### Aim
Starting from the top of the material, restate each line exactly until the line that contains "import plotly.graph_objects as go", which is also copied. Pictures are excluded.

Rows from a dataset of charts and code
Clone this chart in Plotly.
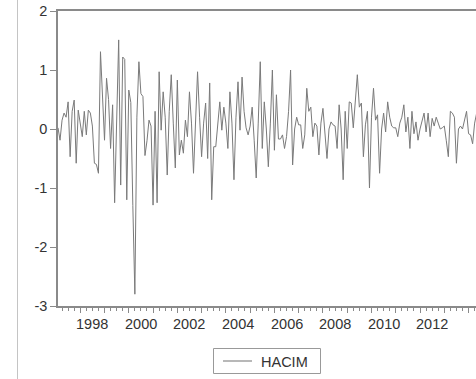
import plotly.graph_objects as go

# Monthly series HACIM, starting 1997M02
series_name = "HACIM"
start_year = 1997
start_month = 2
hacim = [
    0.02, -0.19, 0.15, 0.27, 0.20, 0.46, -0.47, 0.30, 0.49, -0.58,
    0.32, 0.10, -0.13, 0.30, -0.10, 0.32, 0.27, 0.05, -0.58, -0.60,
    -0.75, 1.31, 0.40, -0.19, 0.86, 0.50, -0.33, 0.41, -1.25, 0.00,
    1.51, -0.95, 1.22, 1.18, -1.20, 0.66, 0.45, -1.30, -2.80, 0.20,
    1.14, 0.60, 0.55, -0.45, -0.20, 0.15, 0.05, -1.29, 0.30, -1.25,
    0.97, -0.02, 0.63, 0.20, -0.78, 0.30, 0.92, 0.10, -0.66, 0.83,
    -0.44, -0.19, -0.41, 0.15, -0.13, 0.63, 0.10, -0.75, 0.20, 0.97,
    0.20, -0.47, 0.10, 0.44, -0.50, 0.78, -1.20, -0.30, -0.30, 0.10,
    0.46, -0.02, 0.37, 0.10, -0.33, 0.63, 0.10, -0.86, 0.20, 0.80,
    -0.02, 0.88, 0.30, 0.02, -0.10, 0.05, 0.37, -0.19, -0.83, 0.10,
    1.14, -0.33, 0.46, 0.00, -0.64, 0.10, 1.00, -0.36, 0.58, -0.17,
    -0.17, -0.10, -0.33, -0.13, 0.30, 1.00, -0.61, 0.00, 0.20, 0.07,
    0.07, -0.33, -0.10, 0.69, 0.30, 0.37, -0.13, 0.10, 0.05, -0.44,
    0.10, 0.35, -0.10, -0.50, 0.00, 0.12, 0.07, 0.05, -0.33, 0.41,
    0.00, -0.86, 0.30, -0.33, 0.46, 0.44, 0.02, 0.50, 0.92, 0.37,
    0.44, -0.47, 0.07, 0.30, -1.00, 0.20, 0.69, 0.15, 0.24, -0.75,
    0.00, 0.27, -0.05, 0.46, 0.20, 0.05, 0.02, 0.02, -0.13, 0.10,
    0.20, 0.41, -0.05, 0.20, -0.33, 0.30, -0.08, 0.12, -0.19, 0.00,
    0.15, 0.27, -0.05, 0.27, -0.13, 0.18, 0.05, 0.20, 0.10, 0.00,
    0.02, 0.05, -0.20, -0.47, 0.30, 0.27, 0.20, -0.58, 0.00, 0.05,
    0.00, 0.15, 0.30, -0.08, -0.10, -0.25, 0.10, 0.27, -0.10,
]
year_labels = ["1998", "2000", "2002", "2004", "2006", "2008", "2010", "2012"]
y_ticks = [-3, -2, -1, 0, 1, 2]
major_years = list(range(1998, 2015))
minor_quarters = [y + q / 4 for y in range(1997, 2015) for q in (1, 2, 3)]

x_dates = [start_year + (start_month - 1 + i) / 12 for i in range(len(hacim))]

FONT = "Liberation Sans, Arial, sans-serif"
AXC = "#8a8a8a"
LINEC = "#7a7a7a"

fig = go.Figure()
fig.add_trace(go.Scatter(
    x=x_dates, y=hacim, mode="lines", name=series_name,
    line=dict(color=LINEC, width=1), showlegend=False,
))

W, H = 476, 379
L, R, T, B = 58, 0, 11, 73
pw = W - L - R
ph = H - T - B
bottom_px = T + ph


def px_x(p):
    return (p - L) / pw


def px_y(p):
    return (bottom_px - p) / ph


for lab in year_labels:
    fig.add_annotation(
        x=int(lab) + 0.5, y=px_y(324), xref="x", yref="paper",
        text=lab, showarrow=False, xanchor="center", yanchor="middle",
        font=dict(family=FONT, size=14.5, color="#333"),
    )

# outer window border line on the left
fig.add_shape(type="line", xref="paper", yref="paper",
              x0=px_x(17.5), x1=px_x(17.5), y0=px_y(384), y1=px_y(-5),
              line=dict(color="#c4c4c4", width=1))

# legend box
fig.add_shape(type="rect", xref="paper", yref="paper",
              x0=px_x(213.5), x1=px_x(320.5), y0=px_y(373.5), y1=px_y(348.5),
              line=dict(color="#999", width=1), fillcolor="white")
fig.add_shape(type="line", xref="paper", yref="paper",
              x0=px_x(223), x1=px_x(252), y0=px_y(361), y1=px_y(361),
              line=dict(color="#a0a0a0", width=1.5))
fig.add_annotation(
    x=px_x(259), y=px_y(361.5), xref="paper", yref="paper",
    text=series_name, showarrow=False, xanchor="left", yanchor="middle",
    font=dict(family=FONT, size=14.5, color="#333"),
)

fig.update_layout(
    width=W, height=H,
    margin=dict(l=L, r=R, t=T, b=B, pad=0),
    paper_bgcolor="white", plot_bgcolor="white",
    font=dict(family=FONT, size=14.5, color="#333"),
    showlegend=False,
    xaxis=dict(
        range=[x_dates[0], x_dates[0] + pw / 24.27],
        tickmode="array", tickvals=major_years, ticktext=[""] * len(major_years),
        ticks="outside", ticklen=5, tickcolor=AXC, tickwidth=1,
        showline=True, linecolor=AXC, linewidth=1.5, mirror=True,
        showgrid=False, zeroline=False,
        minor=dict(tickmode="array", tickvals=minor_quarters, ticks="outside",
                   ticklen=3, tickcolor=AXC, tickwidth=1, showgrid=False),
    ),
    yaxis=dict(
        range=[-3, 2], tickmode="array", tickvals=y_ticks,
        ticktext=[str(v) for v in y_ticks],
        ticks="outside", ticklen=6, tickcolor=AXC, tickwidth=1,
        showline=True, linecolor=AXC, linewidth=1.5, mirror=False,
        showgrid=False, zeroline=False,
        tickfont=dict(family=FONT, size=14.5, color="#333"),
    ),
)

fig.write_html("out.html")
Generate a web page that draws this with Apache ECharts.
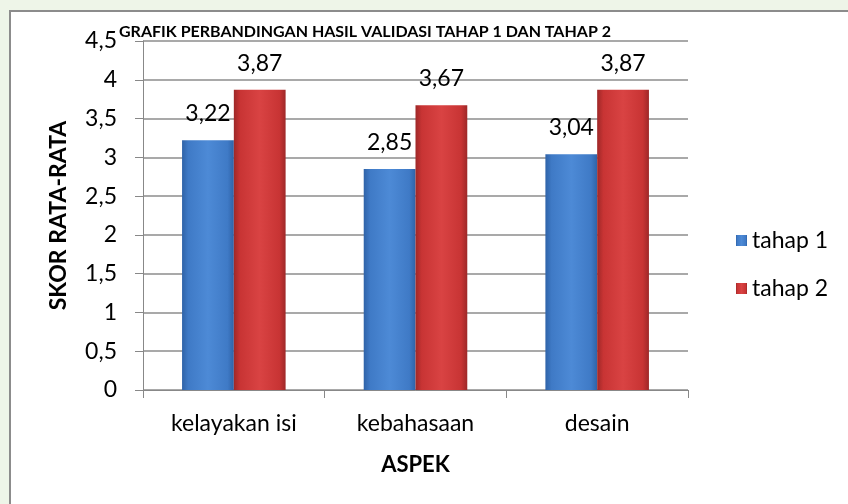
<!DOCTYPE html>
<html>
<head>
<meta charset="utf-8">
<script src="https://cdn.jsdelivr.net/npm/echarts@6/dist/echarts.min.js"></script>
<style>
html,body{margin:0;padding:0;background:#eef5e8;}
#chart{width:848px;height:504px;}
</style>
</head>
<body>
<div id="chart"></div>
<script>
var categories = ['kelayakan isi', 'kebahasaan', 'desain'];
var tahap1 = [3.22, 2.85, 3.04];
var tahap2 = [3.87, 3.67, 3.87];
var seriesNames = ['tahap 1', 'tahap 2'];
var titleText = 'GRAFIK PERBANDINGAN HASIL VALIDASI TAHAP 1 DAN TAHAP 2';
var yAxisName = 'SKOR RATA-RATA';
var xAxisName = 'ASPEK';

var FONT = 'Lato';
function comma(v){ return String(v).replace('.', ','); }
function barGrad(edge, mid, light){
  return new echarts.graphic.LinearGradient(0,0,1,0,[
    {offset:0,color:edge},{offset:0.12,color:mid},{offset:0.5,color:light},{offset:0.88,color:mid},{offset:1,color:edge}
  ]);
}
var chart = echarts.init(document.getElementById('chart'), null, {renderer:'canvas'});
var labelCfg = {
  show:true, position:'top', distance:15,
  fontFamily:FONT, fontSize:23, color:'#000',
  formatter:function(p){ return p.value.toFixed(2).replace('.', ','); }
};
chart.setOption({
  backgroundColor:'#eef5e8',
  animation:false,
  graphic:[{
    type:'rect', z:-10,
    shape:{x:10,y:11,width:845,height:500},
    style:{fill:'#ffffff', stroke:'#8c8c8c', lineWidth:2}
  }],
  title:{
    text:titleText, left:114, top:19,
    textStyle:{fontFamily:FONT, fontWeight:'bold', fontSize:16, color:'#000'}
  },
  legend:{
    orient:'vertical', left:731, top:224,
    itemWidth:11, itemHeight:11, itemGap:25, icon:'rect',
    textStyle:{fontFamily:FONT, fontSize:23, color:'#000'},
    data:seriesNames
  },
  grid:{left:143, right:160, top:41, bottom:114},
  xAxis:{
    type:'category', data:categories,
    name:xAxisName, nameLocation:'middle', nameGap:64,
    nameTextStyle:{fontFamily:FONT, fontWeight:'bold', fontSize:22, color:'#000'},
    axisLine:{lineStyle:{color:'#888', width:1}},
    axisTick:{show:true, length:8, lineStyle:{color:'#888'}},
    axisLabel:{fontFamily:FONT, fontSize:23, color:'#000', margin:22}
  },
  yAxis:{
    type:'value', min:0, max:4.5, interval:0.5,
    name:yAxisName, nameLocation:'middle', nameGap:73, nameRotate:90,
    nameTextStyle:{fontFamily:FONT, fontWeight:'bold', fontSize:23, color:'#000'},
    axisLine:{show:true, lineStyle:{color:'#888', width:1}},
    axisTick:{show:true, length:8, lineStyle:{color:'#888'}},
    splitLine:{show:true, lineStyle:{color:'#8c8c8c', width:1.5}},
    axisLabel:{fontFamily:FONT, fontSize:23, color:'#000', margin:26, formatter:comma}
  },
  series:[
    {name:seriesNames[0], type:'bar', data:tahap1, barGap:'0%', barCategoryGap:'43%',
     itemStyle:{color:barGrad('#2f63a8','#3f7ac6','#4d8ad6')}, label:labelCfg},
    {name:seriesNames[1], type:'bar', data:tahap2,
     itemStyle:{color:barGrad('#9e2828','#c83434','#d94343')}, label:labelCfg}
  ]
});
</script>
</body>
</html>
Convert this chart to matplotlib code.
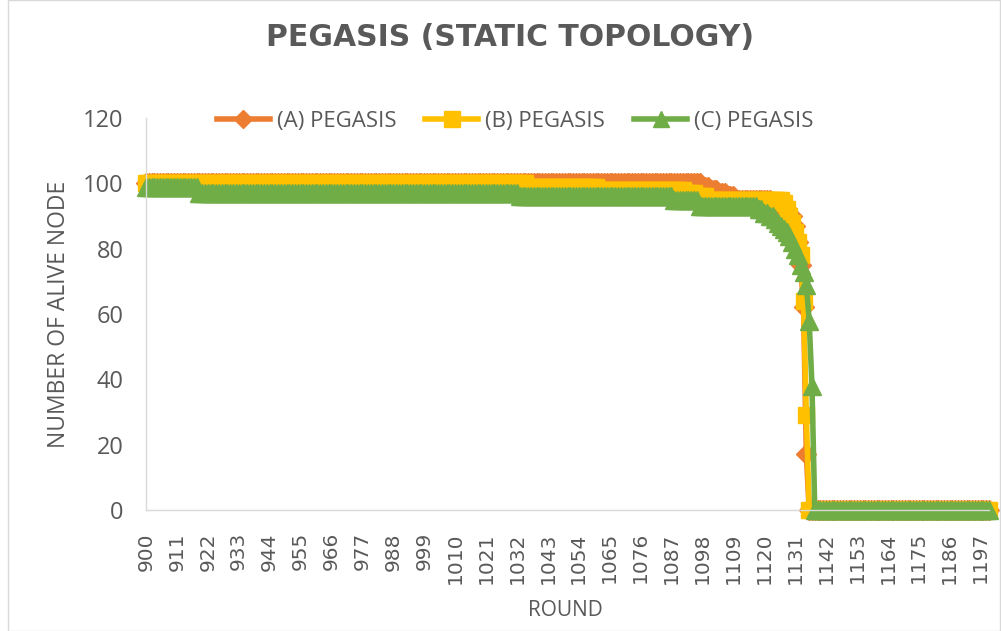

### Exercise response
Clone this chart in Plotly.
import plotly.graph_objects as go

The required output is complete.